The well-known rental car company Hertz Global Holdings announced that it would sell around one-third of its EV fleet since it depreciated faster than anticipated. The decline in value is a setback to the company’s ambitions to replace gas vehicles with zero-emission vehicles.
In a federal filing on January 11, Hertz stated it started selling around 20,000 EVs from its U.S. fleet. The company said it would continue this process throughout the year, citing the decreased demand for EVs, which leads to a decrease in their resale value, and the increased costs associated with collision and damage to EVs as the primary reasons behind the decision.
Hertz’s CEO, Stephen Scherr, stated, “Some of these EVs have become uneconomical for us.” Senator John Barrasso told the Senate Committee on Energy and Natural Resources that Hertz’s decision demonstrated that EVs are expensive and unpopular. “The EV demand is stagnating,” he declared. However, Scherr attributed much of the responsibility for the rental car company’s decision to sell its EVs to Tesla, which manufactures roughly half of all EVs sold in the US.
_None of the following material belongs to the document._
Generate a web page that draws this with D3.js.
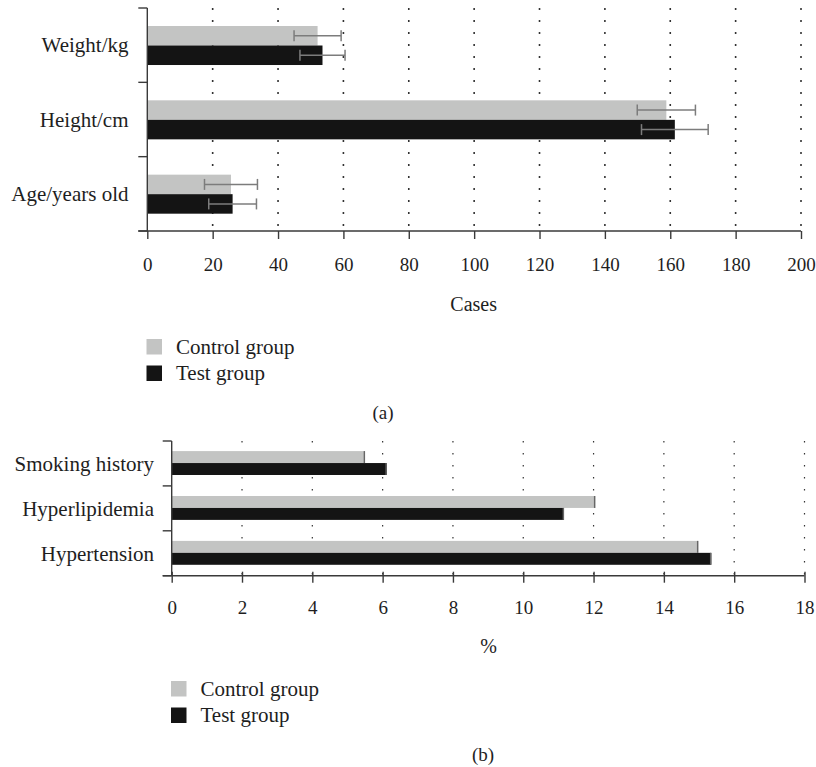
<!DOCTYPE html>
<html>
<head>
<meta charset="utf-8">
<script src="https://cdn.jsdelivr.net/npm/d3@7"></script>
<style>
  html, body { margin: 0; padding: 0; background: #fff; }
  svg text { font-family: "Liberation Serif", "DejaVu Serif", serif; fill: #1e1e1e; }
</style>
</head>
<body>
<svg id="chart" width="816" height="767"></svg>
<script>
// ---------- data ----------
const groups = ["Control group", "Test group"];

// Panel (a)
const catsA = ["Weight/kg", "Height/cm", "Age/years old"];
const controlA = [52.1, 158.8, 25.6];
const controlSdA = [7.2, 8.9, 8.1];
const testA = [53.6, 161.4, 26.1];
const testSdA = [6.9, 10.2, 7.3];
const ticksA = [0, 20, 40, 60, 80, 100, 120, 140, 160, 180, 200];

// Panel (b)
const catsB = ["Smoking history", "Hyperlipidemia", "Hypertension"];
const controlB = [5.5, 12.05, 14.98];
const testB = [6.12, 11.16, 15.35];
const ticksB = [0, 2, 4, 6, 8, 10, 12, 14, 16, 18];

const colors = { "Control group": "#c3c4c3", "Test group": "#141414" };
const axisColor = "#3a3a3a";

const svg = d3.select("#chart");

function panel(cfg) {
  const g = svg.append("g");
  const x = d3.scaleLinear().domain(cfg.domain).range([cfg.left, cfg.right]);
  const y = d3.scaleBand().domain(cfg.cats).range([cfg.top, cfg.bottom]).padding(0);
  const bw = y.bandwidth();
  const sub = d3.scaleBand().domain(groups).range([bw * cfg.inner[0], bw * cfg.inner[1]]).padding(0);

  // gridlines
  g.append("g").selectAll("line").data(cfg.ticks.filter(t => t !== 0)).join("line")
    .attr("x1", d => x(d)).attr("x2", d => x(d))
    .attr("y1", cfg.top).attr("y2", cfg.bottom)
    .attr("stroke", "#333").attr("stroke-width", cfg.gridW)
    .attr("stroke-dasharray", cfg.dash);

  // bars
  const rows = [];
  cfg.cats.forEach((c, i) => {
    rows.push({ cat: c, grp: groups[0], v: cfg.control[i], sd: cfg.controlSd ? cfg.controlSd[i] : null });
    rows.push({ cat: c, grp: groups[1], v: cfg.test[i], sd: cfg.testSd ? cfg.testSd[i] : null });
  });
  g.append("g").selectAll("rect").data(rows).join("rect")
    .attr("x", x(0))
    .attr("y", d => y(d.cat) + sub(d.grp))
    .attr("width", d => x(d.v) - x(0))
    .attr("height", sub.bandwidth())
    .attr("fill", d => colors[d.grp]);

  if (cfg.endCap) {
    g.append("g").selectAll("line").data(rows).join("line")
      .attr("x1", d => x(d.v) - 0.7).attr("x2", d => x(d.v) - 0.7)
      .attr("y1", d => y(d.cat) + sub(d.grp))
      .attr("y2", d => y(d.cat) + sub(d.grp) + sub.bandwidth())
      .attr("stroke", "#666").attr("stroke-width", 1.4);
  }

  // error bars
  if (cfg.controlSd) {
    const eb = g.append("g").attr("stroke", "#7c7c7c").attr("stroke-width", 1.5);
    rows.forEach(d => {
      const cy = y(d.cat) + sub(d.grp) + sub.bandwidth() / 2;
      const x1 = x(d.v - d.sd), x2 = x(d.v + d.sd);
      eb.append("line").attr("x1", x1).attr("x2", x2).attr("y1", cy).attr("y2", cy);
      eb.append("line").attr("x1", x1).attr("x2", x1).attr("y1", cy - 5.5).attr("y2", cy + 5.5);
      eb.append("line").attr("x1", x2).attr("x2", x2).attr("y1", cy - 5.5).attr("y2", cy + 5.5);
    });
  }

  // x axis
  const xa = g.append("g").attr("transform", `translate(0,${cfg.bottom})`)
    .call(d3.axisBottom(x).tickValues(cfg.ticks).tickSizeInner(cfg.tickDown).tickSizeOuter(0).tickPadding(cfg.tickPad));
  xa.select(".domain").remove();
  xa.selectAll(".tick line").attr("stroke", axisColor).attr("stroke-width", 1.4).attr("y1", cfg.tickUp);
  xa.selectAll(".tick text").attr("font-size", 19).attr("fill", "#1e1e1e")
    .style("font-family", '"Liberation Serif", serif');
  g.append("line").attr("x1", cfg.left - 9).attr("x2", cfg.right)
    .attr("y1", cfg.bottom).attr("y2", cfg.bottom)
    .attr("stroke", axisColor).attr("stroke-width", 1.4);

  // y axis
  g.append("line").attr("x1", cfg.left).attr("x2", cfg.left)
    .attr("y1", cfg.top).attr("y2", cfg.bottom)
    .attr("stroke", axisColor).attr("stroke-width", 1.4);
  const bounds = cfg.cats.map(c => y(c)).concat([cfg.bottom]);
  g.append("g").selectAll("line").data(bounds).join("line")
    .attr("x1", cfg.left - 9).attr("x2", cfg.left)
    .attr("y1", d => d).attr("y2", d => d)
    .attr("stroke", axisColor).attr("stroke-width", 1.4);
  g.append("g").selectAll("text").data(cfg.cats).join("text")
    .attr("x", cfg.labelX).attr("y", d => y(d) + bw / 2 + cfg.labelDy)
    .attr("text-anchor", "end").attr("font-size", 21).text(d => d);

  // axis title
  g.append("text").attr("x", cfg.titleX).attr("y", cfg.titleY)
    .attr("text-anchor", "middle").attr("font-size", 20).text(cfg.title);

  // legend
  groups.forEach((gr, i) => {
    g.append("rect").attr("x", cfg.legX).attr("y", cfg.legY + i * 26.5)
      .attr("width", 15.5).attr("height", 15.5).attr("fill", colors[gr]);
    g.append("text").attr("x", cfg.legX + 29.5).attr("y", cfg.legY + i * 26.5 + 14.5)
      .attr("font-size", 21).text(gr);
  });

  // panel label
  g.append("text").attr("x", cfg.panelX).attr("y", cfg.panelY)
    .attr("text-anchor", "middle").attr("font-size", 19).text(cfg.panel);
}

panel({
  cats: catsA, control: controlA, test: testA, controlSd: controlSdA, testSd: testSdA,
  domain: [0, 200], ticks: ticksA, left: 147.3, right: 801, top: 8, bottom: 231,
  inner: [0.242, 0.767], gridW: 1.6, dash: "2,10",
  tickDown: 8, tickUp: 0, tickPad: 18.5,
  labelX: 128.5, labelDy: 7,
  title: "Cases", titleX: 473.7, titleY: 310.5,
  legX: 146.5, legY: 339,
  panel: "(a)", panelX: 383, panelY: 419
});

panel({
  cats: catsB, control: controlB, test: testB,
  domain: [0, 18], ticks: ticksB, left: 171.7, right: 804.5, top: 441, bottom: 575.7,
  inner: [0.225, 0.757], gridW: 1.2, dash: "1.5,10.5",
  tickDown: 7, tickUp: -4, tickPad: 17.5,
  labelX: 154, labelDy: 7.5, endCap: true,
  title: "%", titleX: 488.5, titleY: 653,
  legX: 171, legY: 681,
  panel: "(b)", panelX: 483, panelY: 761
});
</script>
</body>
</html>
Meanwhile, last fall, General Motors CEO Mary Barra announced that the company plans to manufacture one million electric vehicles (EVs) in North America by the end of 2025. However, Barra also mentioned that if there is not enough demand for one million EVs, GM won’t produce them. In addition, the company won’t manufacture 400,000 EVs between June 2022 and June 2024 if there isn’t sufficient demand for them.
GM had aimed to produce 150,000 EVs in 2020, with new models comprising half of the total. However, it fell short of this target, selling only 75,883 units in total. Most of these were the slightly larger Bolt EUV and the Chevrolet Bolt compact, which are less expensive and don’t use the Ultium propulsion system. This propulsion system is about to be phased out in its current configuration.